# [Exercise description]
Print word for word the first line of the listing below and every line after it, through the line with "from matplotlib.transforms import". Leave out the pictures and the rest.

----------------------------------------

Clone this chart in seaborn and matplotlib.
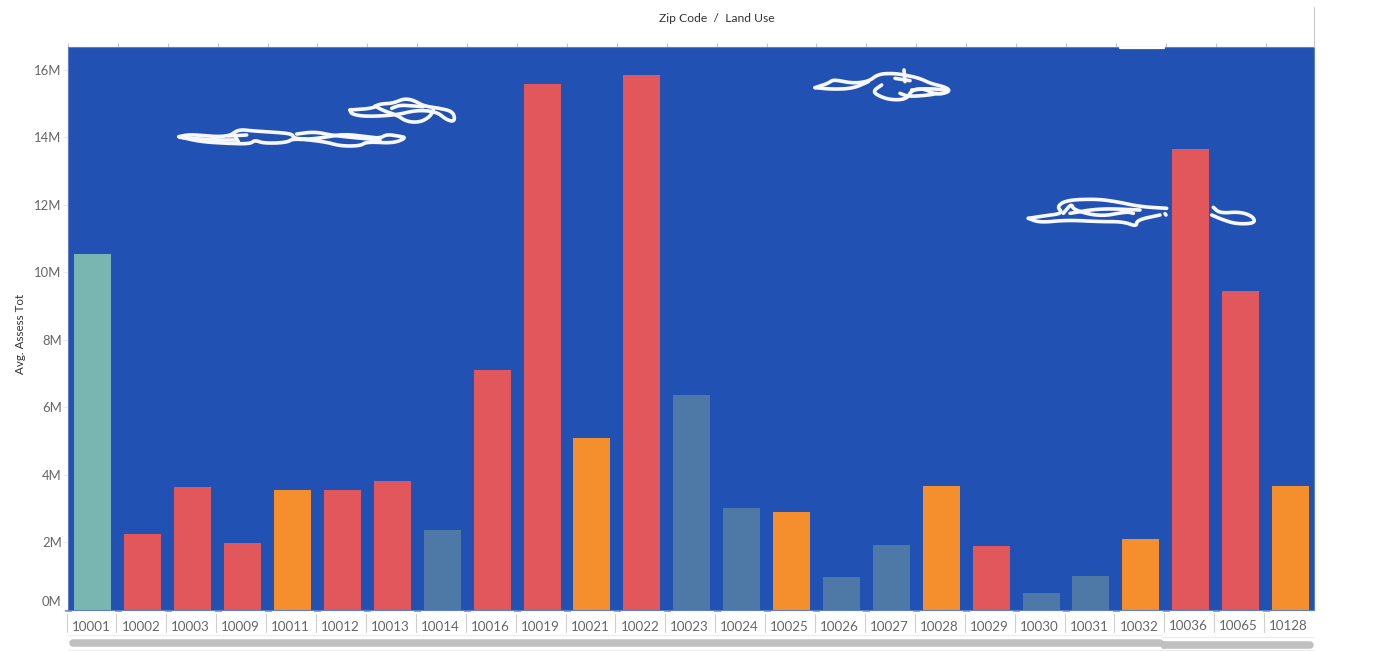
import numpy as np
import pandas as pd
import matplotlib.pyplot as plt
import seaborn as sns
from matplotlib.lines import Line2D
from matplotlib.transforms import ScaledTranslation, blended_transform_factory

# Values
zips = ['10001', '10002', '10003', '10009', '10011', '10012', '10013', '10014', '10016',
        '10019', '10021', '10022', '10023', '10024', '10025', '10026', '10027', '10028',
        '10029', '10030', '10031', '10032', '10036', '10065', '10128']
avg_assess = [10.53, 2.25, 3.62, 1.96, 3.53, 3.55, 3.80, 2.37, 7.09,
              15.58, 5.10, 15.85, 6.35, 3.00, 2.88, 0.95, 1.90, 3.65,
              1.87, 0.50, 0.98, 2.08, 13.65, 9.44, 3.65]
land_use = ['teal', 'red', 'red', 'red', 'orange', 'red', 'red', 'steel', 'red',
            'red', 'orange', 'red', 'steel', 'steel', 'orange', 'steel', 'steel', 'orange',
            'red', 'steel', 'steel', 'orange', 'red', 'red', 'orange']
y_ticks = [0, 2, 4, 6, 8, 10, 12, 14, 16]
y_labels = ['0M', '2M', '4M', '6M', '8M', '10M', '12M', '14M', '16M']

palette = {'teal': '#79b6b1', 'red': '#e2575c', 'orange': '#f58e2c', 'steel': '#4e79a6'}
BLUE = '#2251b4'
W, H = 1375, 651

# White scribbled clouds, traced as (x, y) in zoomed crops: origin, then strokes
cloud_a = ((0, 0), [
    [(537, 410), (570, 403), (640, 410), (690, 408), (715, 388), (760, 393), (830, 397), (878, 402),
     (880, 415), (925, 418), (975, 412), (1030, 402), (1100, 410), (1140, 415), (1160, 403), (1195, 408),
     (1220, 413), (1180, 430), (1100, 425), (1080, 438), (1020, 438), (975, 425), (880, 415), (860, 428),
     (790, 430), (765, 420), (750, 432), (680, 430), (600, 425), (537, 410)],
    [(890, 402), (945, 395), (1000, 407), (1140, 420)],
    [(700, 400), (715, 425)], [(685, 408), (740, 405)],
    [(540, 412), (640, 420), (710, 420)]])
cloud_b = ((0, 0), [
    [(1050, 330), (1120, 325), (1135, 312), (1180, 310), (1210, 296), (1240, 300), (1270, 318), (1320, 325),
     (1360, 335), (1365, 365), (1340, 360), (1310, 335), (1250, 330), (1190, 345), (1100, 350), (1055, 343),
     (1050, 330)],
    [(1125, 318), (1150, 332), (1190, 345), (1220, 365), (1260, 367), (1290, 350), (1300, 330)],
    [(1175, 325), (1200, 315), (1240, 318), (1270, 320)]])
cloud_c = ((790, 50), [
    [(75, 113), (115, 100), (130, 88), (185, 100), (235, 95), (265, 72), (310, 70), (345, 75), (390, 85),
     (420, 100), (470, 112), (480, 125), (440, 135), (400, 115), (365, 120), (350, 148), (300, 150),
     (260, 135), (250, 122), (275, 105)],
    [(75, 113), (130, 118), (190, 115), (235, 95)],
    [(342, 60), (345, 95)], [(315, 85), (360, 92)],
    [(330, 130), (355, 140), (420, 135), (440, 130)],
    [(365, 120), (420, 115), (475, 122)]])
cloud_d = ((1000, 0), [
    [(85, 655), (130, 648), (190, 640), (170, 620), (200, 600), (290, 597), (350, 605), (420, 620), (500, 625)],
    [(85, 655), (120, 668), (200, 660), (300, 665), (370, 665), (410, 680), (410, 660), (480, 645)],
    [(190, 640), (215, 610), (220, 630), (300, 650), (380, 635), (400, 640)],
    [(210, 640), (300, 625), (420, 630)],
    [(495, 641), (498, 645)],
    [(640, 622), (660, 640), (720, 635), (760, 650), (765, 670), (710, 672), (670, 660), (635, 645)]])


def px(x, y):
    return x / W, 1 - y / H


def fig_line(x0, y0, x1, y1, **kw):
    a, b = px(x0, y0), px(x1, y1)
    fig.add_artist(Line2D([a[0], b[0]], [a[1], b[1]], transform=fig.transFigure, **kw))


# round off the traced corners so the scribbles look hand drawn
def soften(pts, rounds=3):
    for _ in range(rounds):
        q = pts[:-1] * 0.75 + pts[1:] * 0.25
        r = pts[:-1] * 0.25 + pts[1:] * 0.75
        mid = np.empty((q.shape[0] * 2, 2))
        mid[0::2] = q
        mid[1::2] = r
        pts = np.vstack([pts[:1], mid, pts[-1:]])
    return pts


df = pd.DataFrame({'zip': zips, 'value': avg_assess, 'land_use': land_use})

sns.set_theme(style='white')
plt.rcParams['font.family'] = ['Lato', 'DejaVu Sans']

fig = plt.figure(figsize=(W / 100, H / 100), dpi=100)
ax = fig.add_axes([68 / W, 1 - 609.5 / H, (1313.5 - 68) / W, (609.5 - 47) / H])
ax.set_facecolor(BLUE)

sns.barplot(data=df, x='zip', y='value', hue='land_use', order=zips, palette=palette,
            dodge=False, width=0.74, saturation=1, legend=False, linewidth=0, ax=ax)

ax.set_xlim(-0.5, 24.46)
ax.set_ylim(0, 16.68)
ax.set_yticks(y_ticks)
ax.set_yticklabels(y_labels)
ax.set_xlabel('')
ax.set_ylabel('')
for s in ax.spines.values():
    s.set_color('#5f80c8')
    s.set_linewidth(0.8)

# boundary ticks along the top, label row below
bounds = np.arange(-0.5, 24.5, 1)
ax.set_xticks(bounds, minor=True)
ax.tick_params(axis='x', which='minor', top=True, bottom=False, length=3, width=0.7, color='#c4c4c4')
ax.tick_params(axis='x', which='major', bottom=False, pad=2, labelsize=9.6, labelcolor='#666666')
ax.tick_params(axis='y', left=True, length=3.5, width=0.6, color='#e6e6e6', pad=1,
               labelsize=9.4, labelcolor='#666666')

# the bottom label of the value axis is nudged up to stay inside the pane
zero = ax.get_yticklabels()[0]
zero.set_transform(zero.get_transform() + ScaledTranslation(0, 8.5 / 100, fig.dpi_scale_trans))

# small blue stubs under the gaps, grey separators in the label row
trans = blended_transform_factory(ax.transData, ax.transAxes)
ax.vlines(bounds, -0.0025, 0, transform=trans, color=BLUE, lw=5, clip_on=False)

for i, b in enumerate(bounds):
    xp = 68 + (b + 0.5) * 49.9 - 1.5
    y0, y1 = (613.5, 632) if i < 22 else (612.5, 632)
    fig_line(xp, y0, xp, y1, color='#cfcfcf', lw=0.8)

# labels sit 2px left of the bars; the last three are 1px higher
for i, lab in enumerate(ax.get_xticklabels()):
    dy = 1 if i >= 22 else 0
    lab.set_transform(lab.get_transform() + ScaledTranslation(-2 / 100, dy / 100, fig.dpi_scale_trans))

# clouds
for (ox, oy), strokes in [cloud_a, cloud_b, cloud_c, cloud_d]:
    for stroke in strokes:
        pts = soften(np.array(stroke, dtype=float) / 3 + (ox, oy))
        fx, fy = px(pts[:, 0], pts[:, 1])
        fig.add_artist(Line2D(fx, fy, transform=fig.transFigure, color='#f7f8fb', lw=2.6,
                              solid_joinstyle='round', solid_capstyle='round'))

# header and axis title
fig.text(717 / W, 1 - 18 / H, 'Zip Code  /  Land Use', ha='center', va='center', fontsize=8.7, color='#333333')
fig.text(21 / W, 1 - 334 / H, 'Avg. Assess Tot', rotation=90, ha='center', va='center', fontsize=8.4,
         color='#333333')

# frame bits and scrollbar
fig_line(1313.5, 7, 1313.5, 47, color='#c8c8c8', lw=0.8)
fig_line(1120, 47.5, 1164, 47.5, color='white', lw=1.6)
fig_line(68, 634.5, 1162, 634.5, color='#ececec', lw=0.8)
fig_line(1162, 636.5, 1314, 636.5, color='#ececec', lw=0.8)
fig_line(68, 650, 1314, 650, color='#ececec', lw=0.8)
fig_line(73, 642.8, 1160, 642.8, color='#c0c0c0', lw=5.4, solid_capstyle='round')
fig_line(1164, 645, 1310, 645, color='#c0c0c0', lw=5.4, solid_capstyle='round')
fig_line(1162, 645, 1166, 645, color='#c0c0c0', lw=5.4, solid_capstyle='butt')

fig.savefig('out.png', dpi=100)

----------------------------------------

# [Correct answer]
Clone this chart in seaborn and matplotlib.
import numpy as np
import pandas as pd
import matplotlib.pyplot as plt
import seaborn as sns
from matplotlib.lines import Line2D
from matplotlib.transforms import ScaledTranslation, blended_transform_factory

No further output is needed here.